# Help in May CookOff BURGER problem

I was trying to upsolve this Problem

I was able to come up with this approach (which still seems correct to me)

Approach

Y needs to be divisible by X in order to get the required sum.

Moreover we need to find some n such that `X * (pow(2, n) - 1) == Y ` (the sum of gp), which emplies → `pow(2, n) == 1 + Y / X` of course we can break `n` in many terms.

That’s what I do → I calculated `int current_n = log2(1 + Y / X)` (took the `floor` by default) and subtract the sum of this gp upto `current_n` terms from Y that is `X * (pow(2, current_n) - 1)` keep repeating it until Y becomes 0.

And also inserting this `current_n` in a `set` to maintain the unique set of burger eating minutes, as asked in the problem!

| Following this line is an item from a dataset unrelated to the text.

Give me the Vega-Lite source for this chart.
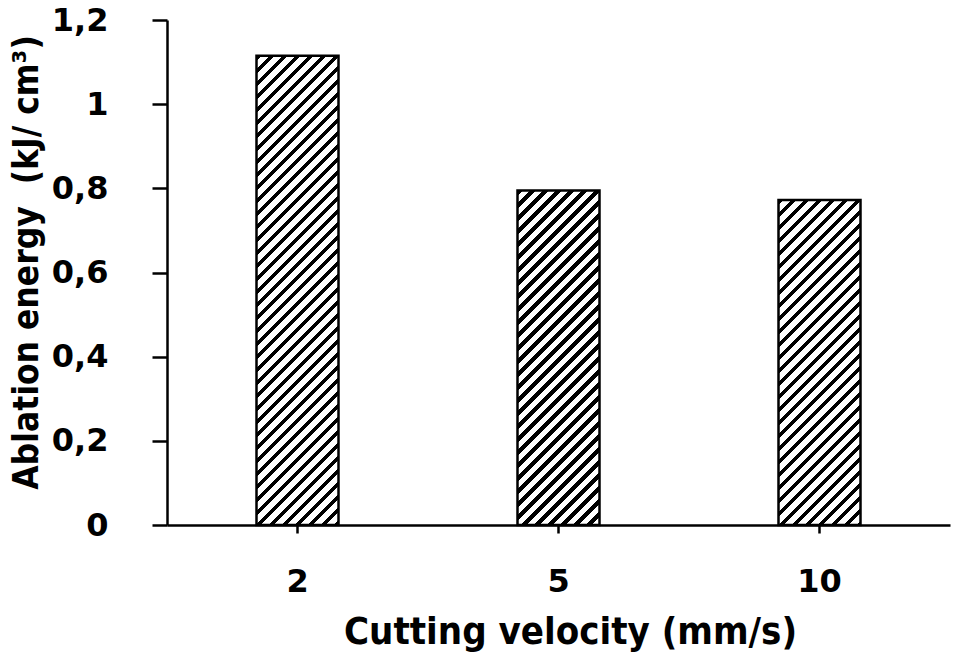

The moment we find that some `current_n` has already occurred then we can’t take that length again, this is the greedy approach and has to be optimal!

Time Complexity is `logarithmic` per test because we are subtracting the maximum sum (upto Y) in each iteration (essentially removing 1 bit, from Y)

Code

Submission

I even learnt and tried stress testing my solution with an accepted solution to find the bug. But I think my tests were weak. I couldn’t find any counter case.

Any help would be appreciated: please provide some counter test or the bug in the code / approach!